“The Possibility That Lives in the Heart of a Literary Adventure”

Travel Blog  •  Michael Yessis  •  02.08.05 | 5:21 PM ET

Tim Mackintosh-Smith’s upcoming fourth book, like his third, follows the wanderings of medieval traveler Ibn Buttutah. In anticipation of the book’s release, writer Theo Padnos takes a long look at the author’s career and the history of modern travel writing in a sprawling and intriguing essay in Saturday’s Yemen Observer. Padnos explores how Mackintosh-Smith fits into the modern literary travel writing-tradition set forth by Paul Theroux and Bruce Chatwin, whose book “In Patagonia” he deems a tipping point for the contemporary travel book. “It was stranger than any novel published that year, better written, more breathtaking and much truer,” Padnos writes. “It turns out now that some of the details in the text were invented but the book was good enough to supercede the reality it described and when it appeared, readers everywhere were reminded of how exotic travel narratives might be, how capacious, strange, and authentic.
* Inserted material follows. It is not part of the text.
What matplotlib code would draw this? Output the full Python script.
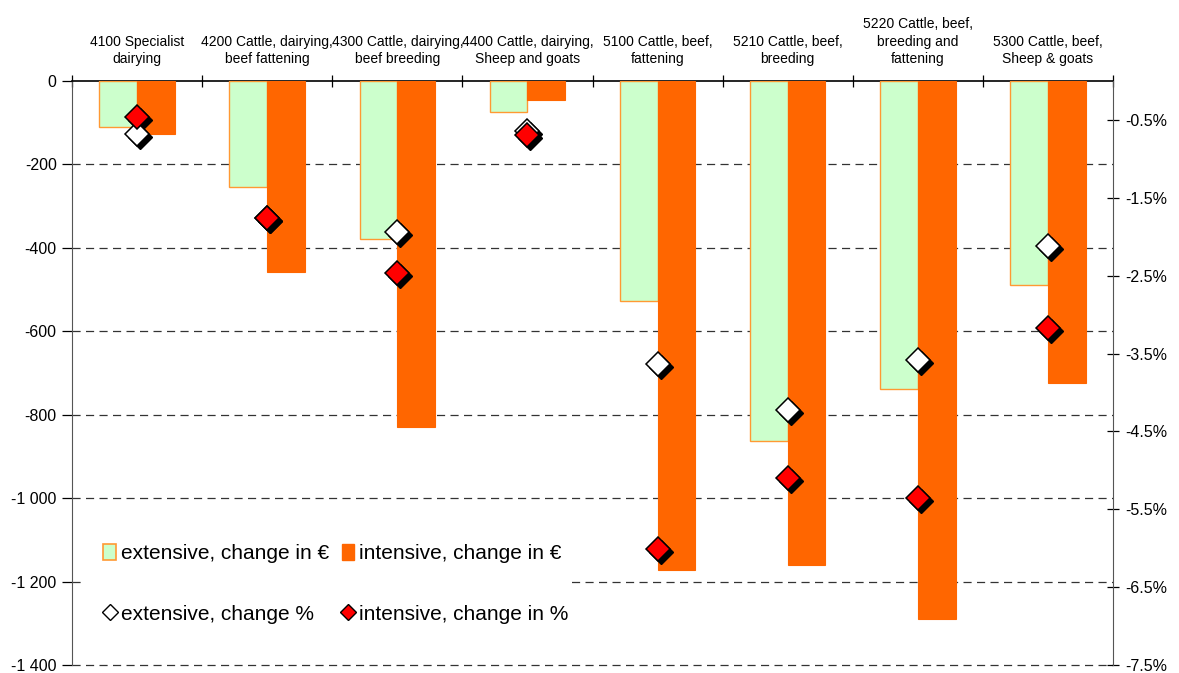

That’s why it’s lasted. That’s why all the worthwhile travel books, throughout history, have lasted. Because they seem to tell us something not just about a faraway place or an intrepid voyager but about life itself.  The best travel writers have almost always been aware of this, of the possibility that lives in the heart of a literary adventure, and have written their books in such a way as to play, sometimes humorously, sometimes profoundly, with the parallels: life is a journey, a journey is life.”